— AIM OF THE TASK —
Repeat verbatim only the lines from the opening of the material below through the one that contains "import plotly.graph_objects as go".

Start INFORMATION PROVIDED

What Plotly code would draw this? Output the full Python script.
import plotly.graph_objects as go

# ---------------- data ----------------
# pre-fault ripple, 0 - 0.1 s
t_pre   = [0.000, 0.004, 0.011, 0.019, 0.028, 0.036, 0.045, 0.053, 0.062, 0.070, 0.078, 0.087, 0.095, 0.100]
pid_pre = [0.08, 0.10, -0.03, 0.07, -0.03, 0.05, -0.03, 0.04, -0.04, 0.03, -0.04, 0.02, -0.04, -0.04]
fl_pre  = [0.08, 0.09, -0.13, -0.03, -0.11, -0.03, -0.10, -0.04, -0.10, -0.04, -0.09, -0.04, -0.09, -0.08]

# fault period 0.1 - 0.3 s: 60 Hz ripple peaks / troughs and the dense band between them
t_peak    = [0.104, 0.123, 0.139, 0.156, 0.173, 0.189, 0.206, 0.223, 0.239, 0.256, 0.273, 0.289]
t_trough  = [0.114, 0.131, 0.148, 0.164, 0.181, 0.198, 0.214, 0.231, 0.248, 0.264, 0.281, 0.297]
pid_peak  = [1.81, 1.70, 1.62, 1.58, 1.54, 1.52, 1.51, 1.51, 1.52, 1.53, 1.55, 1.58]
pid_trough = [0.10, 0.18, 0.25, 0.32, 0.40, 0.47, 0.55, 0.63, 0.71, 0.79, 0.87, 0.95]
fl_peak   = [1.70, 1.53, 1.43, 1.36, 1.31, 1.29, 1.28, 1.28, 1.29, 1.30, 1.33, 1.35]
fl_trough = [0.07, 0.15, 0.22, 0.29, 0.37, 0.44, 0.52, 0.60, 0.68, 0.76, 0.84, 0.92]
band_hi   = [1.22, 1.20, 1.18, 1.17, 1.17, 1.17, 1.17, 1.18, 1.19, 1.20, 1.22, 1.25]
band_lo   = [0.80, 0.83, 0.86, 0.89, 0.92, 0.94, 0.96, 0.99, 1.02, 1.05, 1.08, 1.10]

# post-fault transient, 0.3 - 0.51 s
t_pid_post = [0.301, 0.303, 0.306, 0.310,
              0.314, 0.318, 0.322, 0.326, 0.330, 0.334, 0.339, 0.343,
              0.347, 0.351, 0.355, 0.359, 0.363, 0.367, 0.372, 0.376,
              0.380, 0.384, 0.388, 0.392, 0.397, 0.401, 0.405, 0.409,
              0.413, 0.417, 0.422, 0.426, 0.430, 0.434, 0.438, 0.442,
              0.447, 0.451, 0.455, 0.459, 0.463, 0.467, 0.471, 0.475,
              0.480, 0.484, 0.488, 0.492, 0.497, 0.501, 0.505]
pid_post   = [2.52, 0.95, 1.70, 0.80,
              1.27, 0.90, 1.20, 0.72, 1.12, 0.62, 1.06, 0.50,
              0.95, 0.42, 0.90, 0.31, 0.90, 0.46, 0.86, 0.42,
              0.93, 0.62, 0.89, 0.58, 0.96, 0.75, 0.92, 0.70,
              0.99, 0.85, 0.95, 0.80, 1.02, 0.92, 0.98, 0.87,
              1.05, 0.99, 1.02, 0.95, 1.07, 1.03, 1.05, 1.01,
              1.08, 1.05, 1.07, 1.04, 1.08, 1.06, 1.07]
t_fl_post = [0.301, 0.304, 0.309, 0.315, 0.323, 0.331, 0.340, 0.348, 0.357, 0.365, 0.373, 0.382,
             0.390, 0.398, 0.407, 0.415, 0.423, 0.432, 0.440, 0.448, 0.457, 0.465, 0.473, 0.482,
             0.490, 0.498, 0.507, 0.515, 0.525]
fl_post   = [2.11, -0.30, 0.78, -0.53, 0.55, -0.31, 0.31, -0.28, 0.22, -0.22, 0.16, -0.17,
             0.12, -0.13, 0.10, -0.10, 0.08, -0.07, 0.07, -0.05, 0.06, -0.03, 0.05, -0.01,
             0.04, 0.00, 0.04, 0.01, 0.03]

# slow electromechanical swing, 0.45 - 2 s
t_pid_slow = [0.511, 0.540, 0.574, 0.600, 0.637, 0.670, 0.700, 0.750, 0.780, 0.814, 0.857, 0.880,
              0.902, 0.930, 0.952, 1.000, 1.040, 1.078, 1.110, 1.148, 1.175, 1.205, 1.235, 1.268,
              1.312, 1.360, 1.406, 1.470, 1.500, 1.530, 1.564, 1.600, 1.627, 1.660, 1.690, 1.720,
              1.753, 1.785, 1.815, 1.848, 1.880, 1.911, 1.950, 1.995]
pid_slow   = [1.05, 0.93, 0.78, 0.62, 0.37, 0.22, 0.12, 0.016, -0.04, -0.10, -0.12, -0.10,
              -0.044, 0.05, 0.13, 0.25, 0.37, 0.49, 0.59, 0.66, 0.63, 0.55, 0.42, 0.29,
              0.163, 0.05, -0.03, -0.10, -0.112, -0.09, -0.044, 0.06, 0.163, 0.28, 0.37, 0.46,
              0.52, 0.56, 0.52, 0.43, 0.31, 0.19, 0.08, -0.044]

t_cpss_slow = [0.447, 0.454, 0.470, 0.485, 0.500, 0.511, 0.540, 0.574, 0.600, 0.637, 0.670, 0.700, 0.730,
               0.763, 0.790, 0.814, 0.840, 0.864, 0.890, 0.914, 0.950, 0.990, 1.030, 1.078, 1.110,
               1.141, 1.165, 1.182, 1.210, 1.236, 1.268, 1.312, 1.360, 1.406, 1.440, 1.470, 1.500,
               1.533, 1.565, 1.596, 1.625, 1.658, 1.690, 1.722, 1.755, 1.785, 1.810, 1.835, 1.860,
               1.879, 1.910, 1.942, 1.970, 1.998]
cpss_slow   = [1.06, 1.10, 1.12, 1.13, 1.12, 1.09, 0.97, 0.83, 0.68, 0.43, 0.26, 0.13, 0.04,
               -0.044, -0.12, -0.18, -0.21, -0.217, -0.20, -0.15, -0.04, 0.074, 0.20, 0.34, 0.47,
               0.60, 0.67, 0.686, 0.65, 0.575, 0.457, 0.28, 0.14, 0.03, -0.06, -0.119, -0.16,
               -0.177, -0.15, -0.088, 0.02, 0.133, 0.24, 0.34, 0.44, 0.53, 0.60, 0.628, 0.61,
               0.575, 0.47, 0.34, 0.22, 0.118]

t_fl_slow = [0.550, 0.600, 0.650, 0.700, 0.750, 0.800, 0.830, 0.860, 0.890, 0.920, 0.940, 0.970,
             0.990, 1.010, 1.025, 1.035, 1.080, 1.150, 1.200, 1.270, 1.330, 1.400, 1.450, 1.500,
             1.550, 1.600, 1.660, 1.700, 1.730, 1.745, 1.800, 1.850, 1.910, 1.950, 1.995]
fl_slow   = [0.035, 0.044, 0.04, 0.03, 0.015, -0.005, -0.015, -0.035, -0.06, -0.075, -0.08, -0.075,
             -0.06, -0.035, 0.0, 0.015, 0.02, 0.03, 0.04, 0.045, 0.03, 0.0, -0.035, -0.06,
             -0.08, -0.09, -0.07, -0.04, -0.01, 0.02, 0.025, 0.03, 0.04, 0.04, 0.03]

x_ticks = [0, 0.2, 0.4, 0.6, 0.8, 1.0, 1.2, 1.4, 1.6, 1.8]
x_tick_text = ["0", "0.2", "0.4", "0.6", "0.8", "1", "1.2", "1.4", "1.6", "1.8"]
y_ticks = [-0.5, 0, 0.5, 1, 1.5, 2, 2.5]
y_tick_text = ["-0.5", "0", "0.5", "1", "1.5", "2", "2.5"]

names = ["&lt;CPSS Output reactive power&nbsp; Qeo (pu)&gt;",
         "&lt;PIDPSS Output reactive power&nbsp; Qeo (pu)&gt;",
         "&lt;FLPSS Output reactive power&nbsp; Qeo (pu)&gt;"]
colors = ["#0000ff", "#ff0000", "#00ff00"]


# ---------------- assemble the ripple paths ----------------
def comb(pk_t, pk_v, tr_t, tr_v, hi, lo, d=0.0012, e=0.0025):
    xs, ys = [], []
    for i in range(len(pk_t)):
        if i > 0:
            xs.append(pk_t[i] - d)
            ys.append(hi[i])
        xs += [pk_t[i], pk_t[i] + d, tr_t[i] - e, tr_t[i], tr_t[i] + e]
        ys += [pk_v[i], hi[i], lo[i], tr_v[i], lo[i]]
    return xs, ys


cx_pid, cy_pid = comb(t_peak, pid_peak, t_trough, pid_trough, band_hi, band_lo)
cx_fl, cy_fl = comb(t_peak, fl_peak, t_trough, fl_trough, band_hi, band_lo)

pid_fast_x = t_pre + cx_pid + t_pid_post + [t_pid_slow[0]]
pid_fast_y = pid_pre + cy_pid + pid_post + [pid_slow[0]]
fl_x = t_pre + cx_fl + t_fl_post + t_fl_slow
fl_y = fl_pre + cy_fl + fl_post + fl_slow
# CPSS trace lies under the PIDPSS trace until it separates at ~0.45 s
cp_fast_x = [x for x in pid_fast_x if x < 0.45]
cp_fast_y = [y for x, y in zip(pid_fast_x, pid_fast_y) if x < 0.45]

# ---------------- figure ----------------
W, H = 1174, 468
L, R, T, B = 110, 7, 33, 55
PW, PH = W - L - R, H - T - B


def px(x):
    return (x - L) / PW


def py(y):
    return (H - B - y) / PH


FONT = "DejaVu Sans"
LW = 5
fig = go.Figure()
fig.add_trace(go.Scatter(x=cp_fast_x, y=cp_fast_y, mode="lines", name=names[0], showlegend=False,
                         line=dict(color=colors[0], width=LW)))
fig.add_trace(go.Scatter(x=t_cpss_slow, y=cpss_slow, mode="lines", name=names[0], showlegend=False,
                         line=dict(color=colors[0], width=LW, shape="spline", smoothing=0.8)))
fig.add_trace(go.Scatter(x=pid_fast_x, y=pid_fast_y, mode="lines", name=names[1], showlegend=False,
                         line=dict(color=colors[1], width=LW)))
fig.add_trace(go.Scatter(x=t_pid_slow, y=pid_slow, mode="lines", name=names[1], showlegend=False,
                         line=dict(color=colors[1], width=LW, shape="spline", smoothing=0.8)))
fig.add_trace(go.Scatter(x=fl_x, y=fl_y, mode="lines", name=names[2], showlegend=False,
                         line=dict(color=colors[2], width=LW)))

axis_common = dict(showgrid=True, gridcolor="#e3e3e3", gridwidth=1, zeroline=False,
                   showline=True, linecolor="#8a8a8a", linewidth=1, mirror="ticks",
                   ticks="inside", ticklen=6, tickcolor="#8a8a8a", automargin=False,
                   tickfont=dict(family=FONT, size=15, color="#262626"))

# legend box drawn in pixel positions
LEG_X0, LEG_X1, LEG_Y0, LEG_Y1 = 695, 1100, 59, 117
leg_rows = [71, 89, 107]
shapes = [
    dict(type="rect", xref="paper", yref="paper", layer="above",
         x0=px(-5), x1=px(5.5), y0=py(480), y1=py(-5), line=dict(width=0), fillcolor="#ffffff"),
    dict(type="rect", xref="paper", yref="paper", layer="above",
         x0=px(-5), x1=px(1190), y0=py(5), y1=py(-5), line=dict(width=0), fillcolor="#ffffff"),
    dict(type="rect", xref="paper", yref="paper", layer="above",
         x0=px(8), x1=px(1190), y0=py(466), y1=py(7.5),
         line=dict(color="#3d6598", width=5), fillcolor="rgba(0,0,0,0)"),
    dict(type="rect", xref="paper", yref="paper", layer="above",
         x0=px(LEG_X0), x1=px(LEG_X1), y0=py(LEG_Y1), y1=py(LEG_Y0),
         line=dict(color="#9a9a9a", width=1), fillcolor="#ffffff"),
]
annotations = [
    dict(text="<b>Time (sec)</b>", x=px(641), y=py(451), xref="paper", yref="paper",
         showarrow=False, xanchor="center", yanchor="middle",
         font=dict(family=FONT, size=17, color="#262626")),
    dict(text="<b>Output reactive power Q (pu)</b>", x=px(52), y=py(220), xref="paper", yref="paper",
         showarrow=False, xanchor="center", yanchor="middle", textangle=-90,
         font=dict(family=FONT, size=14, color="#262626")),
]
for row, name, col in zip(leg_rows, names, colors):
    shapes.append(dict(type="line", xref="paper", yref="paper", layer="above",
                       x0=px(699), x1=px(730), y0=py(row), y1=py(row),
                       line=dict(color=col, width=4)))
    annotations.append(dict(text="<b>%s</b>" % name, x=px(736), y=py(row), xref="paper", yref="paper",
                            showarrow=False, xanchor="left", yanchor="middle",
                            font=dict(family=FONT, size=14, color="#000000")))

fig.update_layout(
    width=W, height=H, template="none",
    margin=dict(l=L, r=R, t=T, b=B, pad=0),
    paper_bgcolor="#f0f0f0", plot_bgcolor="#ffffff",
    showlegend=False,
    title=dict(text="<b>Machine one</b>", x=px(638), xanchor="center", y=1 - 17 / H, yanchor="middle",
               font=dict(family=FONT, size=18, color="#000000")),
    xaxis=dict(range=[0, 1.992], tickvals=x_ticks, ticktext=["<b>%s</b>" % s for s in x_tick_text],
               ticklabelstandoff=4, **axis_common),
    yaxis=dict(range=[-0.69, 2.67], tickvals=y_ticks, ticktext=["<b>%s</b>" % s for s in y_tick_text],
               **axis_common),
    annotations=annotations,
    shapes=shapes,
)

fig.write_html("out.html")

End INFORMATION PROVIDED

— EXERCISE ANSWER —
What Plotly code would draw this? Output the full Python script.
import plotly.graph_objects as go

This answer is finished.